▸ Task objective
Please print exactly the lines below, from the start of the material up to and including the line with "(178,109) rectangle (836,528);", but none of the pictures.

▸ Information provided
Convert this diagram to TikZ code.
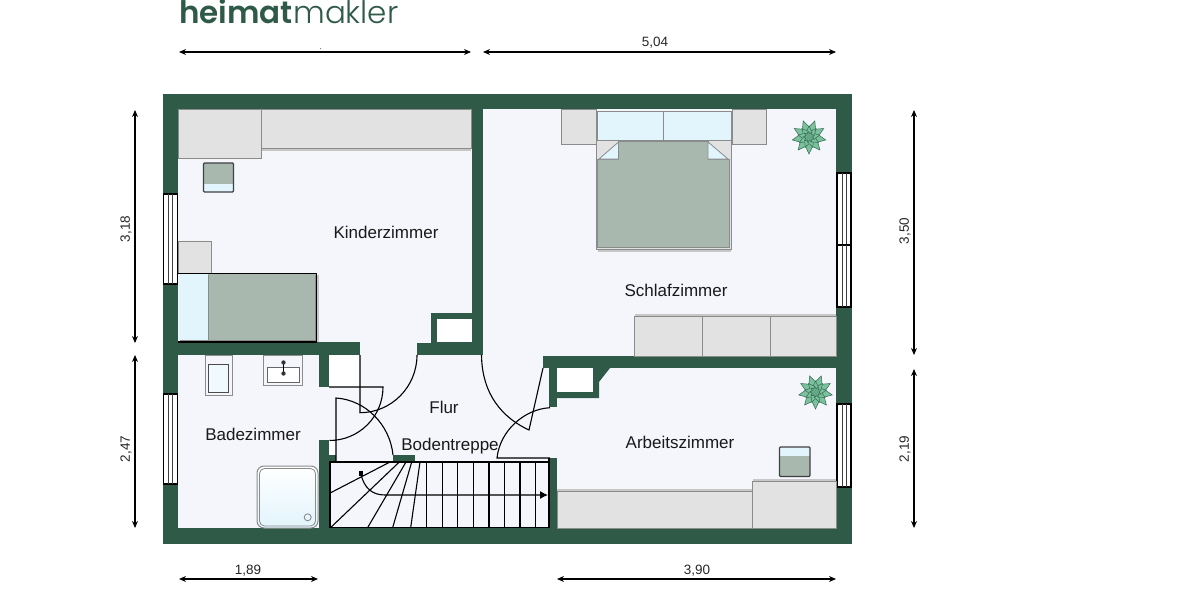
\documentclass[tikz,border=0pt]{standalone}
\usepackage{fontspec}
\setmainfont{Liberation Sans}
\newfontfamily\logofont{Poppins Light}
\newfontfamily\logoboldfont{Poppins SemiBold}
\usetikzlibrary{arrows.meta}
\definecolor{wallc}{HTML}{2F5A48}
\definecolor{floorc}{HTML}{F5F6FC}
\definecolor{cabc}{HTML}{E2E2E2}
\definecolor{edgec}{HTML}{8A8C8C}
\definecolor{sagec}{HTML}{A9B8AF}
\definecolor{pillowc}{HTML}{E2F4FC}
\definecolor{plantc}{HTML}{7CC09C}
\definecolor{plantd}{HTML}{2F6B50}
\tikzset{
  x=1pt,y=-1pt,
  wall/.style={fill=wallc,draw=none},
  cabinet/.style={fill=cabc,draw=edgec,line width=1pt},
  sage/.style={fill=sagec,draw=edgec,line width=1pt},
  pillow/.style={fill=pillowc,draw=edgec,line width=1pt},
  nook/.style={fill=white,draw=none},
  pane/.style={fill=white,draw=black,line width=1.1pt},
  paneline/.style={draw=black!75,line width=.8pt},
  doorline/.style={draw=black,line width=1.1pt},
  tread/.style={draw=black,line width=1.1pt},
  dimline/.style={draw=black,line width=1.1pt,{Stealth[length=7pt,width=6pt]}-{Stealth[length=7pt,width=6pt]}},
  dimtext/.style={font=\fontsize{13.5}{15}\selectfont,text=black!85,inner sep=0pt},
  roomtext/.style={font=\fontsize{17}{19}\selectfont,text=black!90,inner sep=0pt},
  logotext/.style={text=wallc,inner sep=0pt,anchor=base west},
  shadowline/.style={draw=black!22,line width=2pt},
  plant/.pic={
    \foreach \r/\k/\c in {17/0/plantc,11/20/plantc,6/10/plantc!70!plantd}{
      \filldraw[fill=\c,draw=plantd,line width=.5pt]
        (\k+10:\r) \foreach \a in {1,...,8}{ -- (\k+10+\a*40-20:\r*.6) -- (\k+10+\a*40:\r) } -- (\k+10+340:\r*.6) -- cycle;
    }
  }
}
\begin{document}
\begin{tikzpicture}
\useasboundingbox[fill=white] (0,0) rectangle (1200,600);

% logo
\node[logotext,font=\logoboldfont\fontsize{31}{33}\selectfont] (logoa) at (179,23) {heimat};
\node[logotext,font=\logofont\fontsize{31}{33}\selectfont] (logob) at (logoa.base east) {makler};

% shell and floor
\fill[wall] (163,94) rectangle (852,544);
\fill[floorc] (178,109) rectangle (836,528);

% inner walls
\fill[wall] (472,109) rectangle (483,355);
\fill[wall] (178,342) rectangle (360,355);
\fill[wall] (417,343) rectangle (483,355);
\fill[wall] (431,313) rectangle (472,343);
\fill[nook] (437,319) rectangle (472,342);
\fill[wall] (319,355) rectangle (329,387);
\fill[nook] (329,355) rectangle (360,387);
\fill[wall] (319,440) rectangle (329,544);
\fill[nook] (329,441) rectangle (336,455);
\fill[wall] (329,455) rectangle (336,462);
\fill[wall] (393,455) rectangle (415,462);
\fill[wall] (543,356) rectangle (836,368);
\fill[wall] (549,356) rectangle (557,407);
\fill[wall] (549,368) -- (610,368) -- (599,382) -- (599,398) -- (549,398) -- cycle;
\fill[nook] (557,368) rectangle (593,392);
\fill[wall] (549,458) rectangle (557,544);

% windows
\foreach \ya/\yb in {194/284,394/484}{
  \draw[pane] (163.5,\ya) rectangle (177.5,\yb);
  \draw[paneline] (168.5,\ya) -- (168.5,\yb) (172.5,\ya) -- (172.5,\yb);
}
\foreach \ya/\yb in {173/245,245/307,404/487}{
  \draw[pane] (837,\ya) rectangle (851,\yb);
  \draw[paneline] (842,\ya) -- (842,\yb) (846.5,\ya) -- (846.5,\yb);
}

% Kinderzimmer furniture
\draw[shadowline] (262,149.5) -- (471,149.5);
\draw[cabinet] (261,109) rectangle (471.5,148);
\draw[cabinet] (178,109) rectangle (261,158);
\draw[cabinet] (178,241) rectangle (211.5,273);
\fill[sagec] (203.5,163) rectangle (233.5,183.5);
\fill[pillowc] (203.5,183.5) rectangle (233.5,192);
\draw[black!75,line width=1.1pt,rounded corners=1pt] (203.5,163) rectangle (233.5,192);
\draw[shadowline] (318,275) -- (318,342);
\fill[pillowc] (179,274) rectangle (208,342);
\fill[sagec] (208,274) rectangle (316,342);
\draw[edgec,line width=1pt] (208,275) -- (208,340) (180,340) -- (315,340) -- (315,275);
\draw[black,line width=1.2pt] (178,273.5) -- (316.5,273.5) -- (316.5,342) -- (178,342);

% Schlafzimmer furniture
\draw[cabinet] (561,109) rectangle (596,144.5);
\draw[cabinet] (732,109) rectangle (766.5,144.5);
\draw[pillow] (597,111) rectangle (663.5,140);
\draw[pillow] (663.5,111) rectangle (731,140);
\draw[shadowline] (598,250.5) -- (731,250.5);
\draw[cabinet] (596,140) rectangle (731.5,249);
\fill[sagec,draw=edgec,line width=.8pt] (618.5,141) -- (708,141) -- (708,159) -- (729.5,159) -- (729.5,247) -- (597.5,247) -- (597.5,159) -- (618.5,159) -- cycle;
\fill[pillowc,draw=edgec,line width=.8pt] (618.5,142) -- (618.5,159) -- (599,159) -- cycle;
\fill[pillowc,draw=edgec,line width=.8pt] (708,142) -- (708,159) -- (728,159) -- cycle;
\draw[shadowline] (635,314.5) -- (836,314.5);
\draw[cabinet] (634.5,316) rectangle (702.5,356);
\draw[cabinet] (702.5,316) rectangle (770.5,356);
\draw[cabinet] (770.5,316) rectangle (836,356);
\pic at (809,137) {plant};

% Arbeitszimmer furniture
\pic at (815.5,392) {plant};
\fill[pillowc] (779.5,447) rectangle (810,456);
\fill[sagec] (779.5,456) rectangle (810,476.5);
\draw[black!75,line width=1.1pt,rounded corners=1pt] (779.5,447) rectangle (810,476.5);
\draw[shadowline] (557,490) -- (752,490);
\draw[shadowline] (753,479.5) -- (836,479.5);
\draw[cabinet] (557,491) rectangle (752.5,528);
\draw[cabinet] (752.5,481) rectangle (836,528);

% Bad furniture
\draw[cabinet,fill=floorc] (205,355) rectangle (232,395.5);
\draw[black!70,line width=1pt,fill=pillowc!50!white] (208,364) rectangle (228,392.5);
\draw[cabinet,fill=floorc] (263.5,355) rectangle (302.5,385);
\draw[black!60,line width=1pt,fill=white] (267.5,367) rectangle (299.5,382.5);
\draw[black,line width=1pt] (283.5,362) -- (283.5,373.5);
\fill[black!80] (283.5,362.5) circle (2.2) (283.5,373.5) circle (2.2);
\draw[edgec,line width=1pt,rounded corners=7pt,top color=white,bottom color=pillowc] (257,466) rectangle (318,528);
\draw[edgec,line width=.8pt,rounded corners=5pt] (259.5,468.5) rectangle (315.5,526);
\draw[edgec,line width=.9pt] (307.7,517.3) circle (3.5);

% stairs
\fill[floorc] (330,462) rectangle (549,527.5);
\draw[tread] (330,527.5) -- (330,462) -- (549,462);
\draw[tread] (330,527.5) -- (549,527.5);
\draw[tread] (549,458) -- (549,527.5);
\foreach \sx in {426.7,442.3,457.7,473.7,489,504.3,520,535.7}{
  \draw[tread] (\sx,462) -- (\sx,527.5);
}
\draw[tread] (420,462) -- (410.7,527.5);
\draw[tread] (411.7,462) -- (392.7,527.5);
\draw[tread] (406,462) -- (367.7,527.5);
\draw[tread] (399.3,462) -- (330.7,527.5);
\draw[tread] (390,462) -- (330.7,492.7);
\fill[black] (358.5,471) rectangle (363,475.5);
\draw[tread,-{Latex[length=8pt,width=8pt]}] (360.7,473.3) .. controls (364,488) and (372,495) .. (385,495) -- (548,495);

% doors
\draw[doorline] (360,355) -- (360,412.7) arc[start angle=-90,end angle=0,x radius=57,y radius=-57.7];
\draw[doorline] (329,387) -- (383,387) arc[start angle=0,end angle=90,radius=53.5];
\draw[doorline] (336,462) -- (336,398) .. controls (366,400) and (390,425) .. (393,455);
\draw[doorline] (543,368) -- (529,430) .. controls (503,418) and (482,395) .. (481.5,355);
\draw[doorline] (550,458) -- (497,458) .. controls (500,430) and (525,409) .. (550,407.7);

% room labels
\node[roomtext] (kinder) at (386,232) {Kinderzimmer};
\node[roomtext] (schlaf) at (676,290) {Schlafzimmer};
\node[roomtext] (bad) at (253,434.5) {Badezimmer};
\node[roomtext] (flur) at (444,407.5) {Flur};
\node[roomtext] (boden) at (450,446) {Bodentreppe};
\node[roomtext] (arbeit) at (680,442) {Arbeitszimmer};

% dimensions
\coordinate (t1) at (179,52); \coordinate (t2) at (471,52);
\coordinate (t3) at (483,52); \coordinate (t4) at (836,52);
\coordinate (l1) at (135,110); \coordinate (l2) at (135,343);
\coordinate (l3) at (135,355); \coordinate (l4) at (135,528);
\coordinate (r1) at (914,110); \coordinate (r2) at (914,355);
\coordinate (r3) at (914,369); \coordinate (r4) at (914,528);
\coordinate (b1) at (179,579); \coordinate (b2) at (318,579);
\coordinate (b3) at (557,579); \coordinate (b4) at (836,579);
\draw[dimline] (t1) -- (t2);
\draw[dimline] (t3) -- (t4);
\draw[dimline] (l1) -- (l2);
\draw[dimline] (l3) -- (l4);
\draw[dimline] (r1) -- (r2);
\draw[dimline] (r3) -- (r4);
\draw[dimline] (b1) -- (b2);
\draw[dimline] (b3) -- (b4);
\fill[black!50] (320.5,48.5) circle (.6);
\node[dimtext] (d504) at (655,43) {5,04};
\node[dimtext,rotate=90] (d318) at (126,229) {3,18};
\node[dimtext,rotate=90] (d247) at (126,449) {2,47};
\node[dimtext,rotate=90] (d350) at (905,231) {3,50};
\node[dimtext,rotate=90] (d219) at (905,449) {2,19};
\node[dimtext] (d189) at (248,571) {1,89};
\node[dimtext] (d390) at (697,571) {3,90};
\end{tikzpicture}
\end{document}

▸ Written solution
Convert this diagram to TikZ code.
\documentclass[tikz,border=0pt]{standalone}
\usepackage{fontspec}
\setmainfont{Liberation Sans}
\newfontfamily\logofont{Poppins Light}
\newfontfamily\logoboldfont{Poppins SemiBold}
\usetikzlibrary{arrows.meta}
\definecolor{wallc}{HTML}{2F5A48}
\definecolor{floorc}{HTML}{F5F6FC}
\definecolor{cabc}{HTML}{E2E2E2}
\definecolor{edgec}{HTML}{8A8C8C}
\definecolor{sagec}{HTML}{A9B8AF}
\definecolor{pillowc}{HTML}{E2F4FC}
\definecolor{plantc}{HTML}{7CC09C}
\definecolor{plantd}{HTML}{2F6B50}
\tikzset{
  x=1pt,y=-1pt,
  wall/.style={fill=wallc,draw=none},
  cabinet/.style={fill=cabc,draw=edgec,line width=1pt},
  sage/.style={fill=sagec,draw=edgec,line width=1pt},
  pillow/.style={fill=pillowc,draw=edgec,line width=1pt},
  nook/.style={fill=white,draw=none},
  pane/.style={fill=white,draw=black,line width=1.1pt},
  paneline/.style={draw=black!75,line width=.8pt},
  doorline/.style={draw=black,line width=1.1pt},
  tread/.style={draw=black,line width=1.1pt},
  dimline/.style={draw=black,line width=1.1pt,{Stealth[length=7pt,width=6pt]}-{Stealth[length=7pt,width=6pt]}},
  dimtext/.style={font=\fontsize{13.5}{15}\selectfont,text=black!85,inner sep=0pt},
  roomtext/.style={font=\fontsize{17}{19}\selectfont,text=black!90,inner sep=0pt},
  logotext/.style={text=wallc,inner sep=0pt,anchor=base west},
  shadowline/.style={draw=black!22,line width=2pt},
  plant/.pic={
    \foreach \r/\k/\c in {17/0/plantc,11/20/plantc,6/10/plantc!70!plantd}{
      \filldraw[fill=\c,draw=plantd,line width=.5pt]
        (\k+10:\r) \foreach \a in {1,...,8}{ -- (\k+10+\a*40-20:\r*.6) -- (\k+10+\a*40:\r) } -- (\k+10+340:\r*.6) -- cycle;
    }
  }
}
\begin{document}
\begin{tikzpicture}
\useasboundingbox[fill=white] (0,0) rectangle (1200,600);

% logo
\node[logotext,font=\logoboldfont\fontsize{31}{33}\selectfont] (logoa) at (179,23) {heimat};
\node[logotext,font=\logofont\fontsize{31}{33}\selectfont] (logob) at (logoa.base east) {makler};

% shell and floor
\fill[wall] (163,94) rectangle (852,544);
\fill[floorc] (178,109) rectangle (836,528);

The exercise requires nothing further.